## AIM OF THE EXERCISE
Without the pictures, output the lines of the material from the very first through the one that holds "purple_ref = 79".

===

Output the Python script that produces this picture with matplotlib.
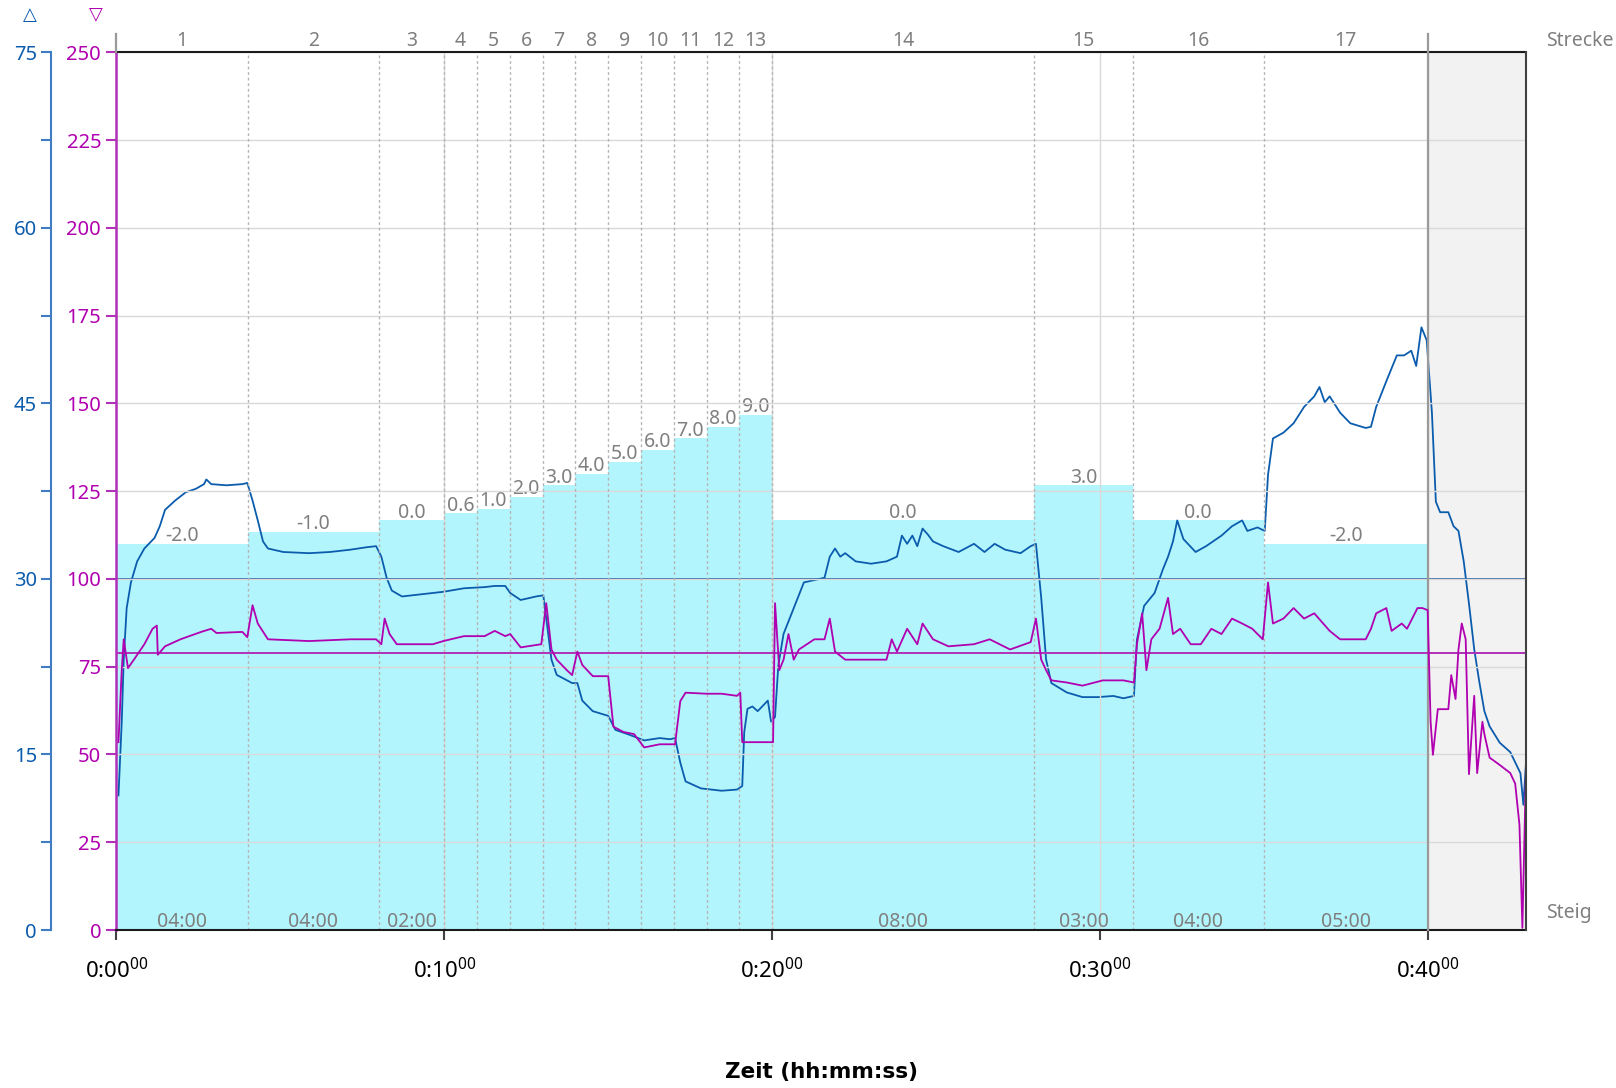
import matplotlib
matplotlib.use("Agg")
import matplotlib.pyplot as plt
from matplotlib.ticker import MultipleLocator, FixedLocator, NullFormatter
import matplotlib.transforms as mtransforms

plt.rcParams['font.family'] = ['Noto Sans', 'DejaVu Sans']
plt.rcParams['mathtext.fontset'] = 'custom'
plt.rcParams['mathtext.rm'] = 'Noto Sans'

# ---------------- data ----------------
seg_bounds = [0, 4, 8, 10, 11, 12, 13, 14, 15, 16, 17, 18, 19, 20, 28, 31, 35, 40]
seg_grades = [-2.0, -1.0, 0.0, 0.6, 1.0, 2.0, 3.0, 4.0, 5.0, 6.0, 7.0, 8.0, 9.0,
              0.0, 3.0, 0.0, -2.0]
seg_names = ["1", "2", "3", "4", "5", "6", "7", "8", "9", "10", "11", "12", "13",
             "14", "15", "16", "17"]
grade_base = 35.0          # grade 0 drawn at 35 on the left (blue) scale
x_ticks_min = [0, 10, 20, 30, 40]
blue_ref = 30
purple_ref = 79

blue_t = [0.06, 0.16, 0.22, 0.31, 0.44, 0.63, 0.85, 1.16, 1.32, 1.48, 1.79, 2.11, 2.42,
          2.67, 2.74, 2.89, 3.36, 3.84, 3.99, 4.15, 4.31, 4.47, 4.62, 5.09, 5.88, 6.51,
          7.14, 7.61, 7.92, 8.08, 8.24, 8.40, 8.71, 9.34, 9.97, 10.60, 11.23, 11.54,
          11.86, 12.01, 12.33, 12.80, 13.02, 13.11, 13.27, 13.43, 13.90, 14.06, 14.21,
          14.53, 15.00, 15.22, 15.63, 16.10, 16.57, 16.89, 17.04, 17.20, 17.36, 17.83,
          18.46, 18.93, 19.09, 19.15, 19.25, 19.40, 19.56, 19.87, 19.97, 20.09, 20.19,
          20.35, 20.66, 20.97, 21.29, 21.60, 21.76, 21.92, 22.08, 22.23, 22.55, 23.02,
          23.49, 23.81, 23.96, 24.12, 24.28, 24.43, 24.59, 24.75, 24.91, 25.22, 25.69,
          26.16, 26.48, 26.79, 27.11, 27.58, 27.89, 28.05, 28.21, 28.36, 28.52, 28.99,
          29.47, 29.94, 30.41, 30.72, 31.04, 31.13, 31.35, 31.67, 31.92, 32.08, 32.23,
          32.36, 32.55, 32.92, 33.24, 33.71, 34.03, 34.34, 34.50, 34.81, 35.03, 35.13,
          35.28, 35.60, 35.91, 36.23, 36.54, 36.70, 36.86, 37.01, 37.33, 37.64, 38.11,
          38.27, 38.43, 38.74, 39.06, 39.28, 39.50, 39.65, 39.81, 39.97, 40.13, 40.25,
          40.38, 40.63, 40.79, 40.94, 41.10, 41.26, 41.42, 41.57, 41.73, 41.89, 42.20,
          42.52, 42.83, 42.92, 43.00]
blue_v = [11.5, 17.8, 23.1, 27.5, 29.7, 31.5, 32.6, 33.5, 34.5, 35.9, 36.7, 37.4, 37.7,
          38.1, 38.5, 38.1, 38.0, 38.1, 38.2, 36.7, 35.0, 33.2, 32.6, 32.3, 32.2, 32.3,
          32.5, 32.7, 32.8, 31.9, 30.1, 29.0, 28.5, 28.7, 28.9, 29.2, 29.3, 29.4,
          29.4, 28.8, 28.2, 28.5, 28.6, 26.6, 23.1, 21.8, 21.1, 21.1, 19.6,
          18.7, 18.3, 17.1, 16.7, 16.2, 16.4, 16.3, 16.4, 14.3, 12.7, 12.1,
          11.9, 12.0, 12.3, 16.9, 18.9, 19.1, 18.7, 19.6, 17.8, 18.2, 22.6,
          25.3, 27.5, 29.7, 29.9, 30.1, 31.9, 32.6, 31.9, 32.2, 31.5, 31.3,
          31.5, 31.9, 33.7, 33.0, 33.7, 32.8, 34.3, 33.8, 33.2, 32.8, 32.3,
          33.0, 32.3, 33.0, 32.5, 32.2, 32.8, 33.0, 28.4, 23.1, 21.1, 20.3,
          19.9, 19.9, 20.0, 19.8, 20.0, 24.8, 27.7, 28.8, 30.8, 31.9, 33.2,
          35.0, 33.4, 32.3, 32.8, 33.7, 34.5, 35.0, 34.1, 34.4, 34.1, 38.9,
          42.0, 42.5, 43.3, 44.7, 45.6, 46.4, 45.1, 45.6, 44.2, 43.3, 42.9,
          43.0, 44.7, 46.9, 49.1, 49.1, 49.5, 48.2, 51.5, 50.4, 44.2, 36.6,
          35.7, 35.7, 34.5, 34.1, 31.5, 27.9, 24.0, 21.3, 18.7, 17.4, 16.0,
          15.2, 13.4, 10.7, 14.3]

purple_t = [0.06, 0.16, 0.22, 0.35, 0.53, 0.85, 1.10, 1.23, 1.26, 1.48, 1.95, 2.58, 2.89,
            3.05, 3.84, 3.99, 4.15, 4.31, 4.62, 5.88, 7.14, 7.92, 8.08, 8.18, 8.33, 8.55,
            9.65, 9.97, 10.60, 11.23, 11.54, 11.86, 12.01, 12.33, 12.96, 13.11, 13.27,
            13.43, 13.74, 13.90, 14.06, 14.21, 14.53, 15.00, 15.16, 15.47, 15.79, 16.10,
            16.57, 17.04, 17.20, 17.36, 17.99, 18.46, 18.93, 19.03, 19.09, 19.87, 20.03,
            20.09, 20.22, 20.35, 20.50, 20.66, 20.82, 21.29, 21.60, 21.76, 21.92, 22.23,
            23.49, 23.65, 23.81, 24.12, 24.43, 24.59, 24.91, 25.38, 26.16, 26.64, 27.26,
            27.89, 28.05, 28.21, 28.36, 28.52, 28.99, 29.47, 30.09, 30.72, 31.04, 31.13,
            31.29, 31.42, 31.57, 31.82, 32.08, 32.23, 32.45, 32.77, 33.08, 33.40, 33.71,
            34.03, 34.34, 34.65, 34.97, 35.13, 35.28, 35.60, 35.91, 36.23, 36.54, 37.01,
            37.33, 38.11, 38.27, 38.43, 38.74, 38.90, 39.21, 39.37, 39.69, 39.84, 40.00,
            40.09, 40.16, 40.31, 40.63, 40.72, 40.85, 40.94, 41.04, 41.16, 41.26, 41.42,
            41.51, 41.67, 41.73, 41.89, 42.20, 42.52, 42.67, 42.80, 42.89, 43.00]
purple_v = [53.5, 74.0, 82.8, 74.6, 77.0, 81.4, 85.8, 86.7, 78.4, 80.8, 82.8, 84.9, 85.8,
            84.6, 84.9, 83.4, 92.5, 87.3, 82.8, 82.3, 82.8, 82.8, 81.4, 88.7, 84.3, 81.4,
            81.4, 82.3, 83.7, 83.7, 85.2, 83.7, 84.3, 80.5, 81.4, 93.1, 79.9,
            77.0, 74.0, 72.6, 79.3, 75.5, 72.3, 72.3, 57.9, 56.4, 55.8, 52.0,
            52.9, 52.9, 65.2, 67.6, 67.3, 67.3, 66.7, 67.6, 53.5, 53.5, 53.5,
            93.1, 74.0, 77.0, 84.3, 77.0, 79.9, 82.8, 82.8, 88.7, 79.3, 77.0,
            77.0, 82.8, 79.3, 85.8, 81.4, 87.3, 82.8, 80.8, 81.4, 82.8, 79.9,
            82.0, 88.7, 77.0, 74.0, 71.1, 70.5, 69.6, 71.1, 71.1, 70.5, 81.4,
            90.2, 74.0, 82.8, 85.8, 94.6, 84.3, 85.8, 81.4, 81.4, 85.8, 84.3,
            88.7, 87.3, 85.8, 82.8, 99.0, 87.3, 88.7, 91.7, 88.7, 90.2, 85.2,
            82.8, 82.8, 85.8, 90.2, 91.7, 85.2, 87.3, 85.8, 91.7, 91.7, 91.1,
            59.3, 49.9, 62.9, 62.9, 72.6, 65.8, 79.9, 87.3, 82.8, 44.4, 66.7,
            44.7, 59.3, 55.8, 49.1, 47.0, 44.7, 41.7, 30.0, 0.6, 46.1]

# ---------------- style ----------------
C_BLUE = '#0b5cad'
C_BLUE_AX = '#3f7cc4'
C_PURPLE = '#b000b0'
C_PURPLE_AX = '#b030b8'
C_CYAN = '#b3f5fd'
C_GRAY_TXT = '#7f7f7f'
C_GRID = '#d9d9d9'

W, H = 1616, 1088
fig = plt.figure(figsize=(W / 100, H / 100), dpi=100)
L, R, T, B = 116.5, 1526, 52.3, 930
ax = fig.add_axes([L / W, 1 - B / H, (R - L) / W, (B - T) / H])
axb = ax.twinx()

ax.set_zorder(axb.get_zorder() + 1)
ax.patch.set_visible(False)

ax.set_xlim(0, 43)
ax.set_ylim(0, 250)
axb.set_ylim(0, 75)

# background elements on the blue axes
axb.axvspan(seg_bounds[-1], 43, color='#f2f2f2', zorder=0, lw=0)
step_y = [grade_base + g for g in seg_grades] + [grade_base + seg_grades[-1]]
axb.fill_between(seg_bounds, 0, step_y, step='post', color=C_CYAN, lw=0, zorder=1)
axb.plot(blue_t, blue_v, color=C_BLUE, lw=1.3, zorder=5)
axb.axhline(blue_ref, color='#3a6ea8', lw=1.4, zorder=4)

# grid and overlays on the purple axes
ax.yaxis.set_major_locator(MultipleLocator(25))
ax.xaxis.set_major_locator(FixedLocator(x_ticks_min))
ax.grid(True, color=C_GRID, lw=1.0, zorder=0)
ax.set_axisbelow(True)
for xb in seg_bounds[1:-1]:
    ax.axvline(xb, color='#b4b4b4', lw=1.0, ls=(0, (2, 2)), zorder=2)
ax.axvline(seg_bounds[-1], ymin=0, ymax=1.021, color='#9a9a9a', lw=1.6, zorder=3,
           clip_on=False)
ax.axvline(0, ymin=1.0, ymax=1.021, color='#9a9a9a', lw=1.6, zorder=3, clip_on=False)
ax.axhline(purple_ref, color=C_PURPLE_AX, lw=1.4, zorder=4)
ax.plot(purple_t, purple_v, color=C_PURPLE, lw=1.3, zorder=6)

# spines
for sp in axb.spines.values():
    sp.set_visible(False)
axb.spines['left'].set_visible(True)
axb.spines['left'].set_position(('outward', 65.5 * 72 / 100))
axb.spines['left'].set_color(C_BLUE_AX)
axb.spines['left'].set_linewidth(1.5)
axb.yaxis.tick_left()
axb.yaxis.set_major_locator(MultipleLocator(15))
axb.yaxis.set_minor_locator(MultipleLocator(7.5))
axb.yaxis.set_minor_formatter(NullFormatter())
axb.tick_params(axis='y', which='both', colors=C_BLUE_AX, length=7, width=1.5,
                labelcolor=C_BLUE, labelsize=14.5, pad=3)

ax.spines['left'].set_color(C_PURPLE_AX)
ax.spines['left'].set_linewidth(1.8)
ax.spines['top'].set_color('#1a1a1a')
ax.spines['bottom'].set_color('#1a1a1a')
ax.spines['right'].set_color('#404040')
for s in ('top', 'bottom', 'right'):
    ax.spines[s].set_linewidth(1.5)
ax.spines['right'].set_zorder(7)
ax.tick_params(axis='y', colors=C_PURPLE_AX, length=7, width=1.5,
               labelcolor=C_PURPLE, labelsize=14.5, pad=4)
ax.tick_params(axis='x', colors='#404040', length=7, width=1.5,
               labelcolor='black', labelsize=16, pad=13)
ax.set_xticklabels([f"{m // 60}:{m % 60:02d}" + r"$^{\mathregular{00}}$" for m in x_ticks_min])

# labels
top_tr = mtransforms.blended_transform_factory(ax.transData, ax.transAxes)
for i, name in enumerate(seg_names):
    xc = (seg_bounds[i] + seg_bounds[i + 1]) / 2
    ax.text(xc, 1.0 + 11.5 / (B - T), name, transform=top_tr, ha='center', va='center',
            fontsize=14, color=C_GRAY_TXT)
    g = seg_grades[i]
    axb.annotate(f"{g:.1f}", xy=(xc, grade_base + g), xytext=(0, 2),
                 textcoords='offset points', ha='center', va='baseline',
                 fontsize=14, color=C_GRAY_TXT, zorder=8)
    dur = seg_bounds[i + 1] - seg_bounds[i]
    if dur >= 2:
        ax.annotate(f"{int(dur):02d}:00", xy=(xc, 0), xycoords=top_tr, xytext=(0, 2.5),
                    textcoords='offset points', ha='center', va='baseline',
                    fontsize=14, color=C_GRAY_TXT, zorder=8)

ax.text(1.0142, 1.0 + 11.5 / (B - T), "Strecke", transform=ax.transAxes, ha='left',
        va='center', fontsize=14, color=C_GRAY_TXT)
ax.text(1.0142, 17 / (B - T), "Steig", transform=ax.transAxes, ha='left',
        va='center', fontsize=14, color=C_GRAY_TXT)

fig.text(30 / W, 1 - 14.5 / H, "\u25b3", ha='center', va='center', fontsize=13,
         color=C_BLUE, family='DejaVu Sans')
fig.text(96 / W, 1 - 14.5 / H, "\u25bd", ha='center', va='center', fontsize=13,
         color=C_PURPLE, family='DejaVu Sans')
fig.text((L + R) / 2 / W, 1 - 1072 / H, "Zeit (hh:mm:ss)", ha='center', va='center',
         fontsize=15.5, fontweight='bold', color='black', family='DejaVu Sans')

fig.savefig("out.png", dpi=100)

===

## RESPONSE
Output the Python script that produces this picture with matplotlib.
import matplotlib
matplotlib.use("Agg")
import matplotlib.pyplot as plt
from matplotlib.ticker import MultipleLocator, FixedLocator, NullFormatter
import matplotlib.transforms as mtransforms

plt.rcParams['font.family'] = ['Noto Sans', 'DejaVu Sans']
plt.rcParams['mathtext.fontset'] = 'custom'
plt.rcParams['mathtext.rm'] = 'Noto Sans'

# ---------------- data ----------------
seg_bounds = [0, 4, 8, 10, 11, 12, 13, 14, 15, 16, 17, 18, 19, 20, 28, 31, 35, 40]
seg_grades = [-2.0, -1.0, 0.0, 0.6, 1.0, 2.0, 3.0, 4.0, 5.0, 6.0, 7.0, 8.0, 9.0,
              0.0, 3.0, 0.0, -2.0]
seg_names = ["1", "2", "3", "4", "5", "6", "7", "8", "9", "10", "11", "12", "13",
             "14", "15", "16", "17"]
grade_base = 35.0          # grade 0 drawn at 35 on the left (blue) scale
x_ticks_min = [0, 10, 20, 30, 40]
blue_ref = 30
purple_ref = 79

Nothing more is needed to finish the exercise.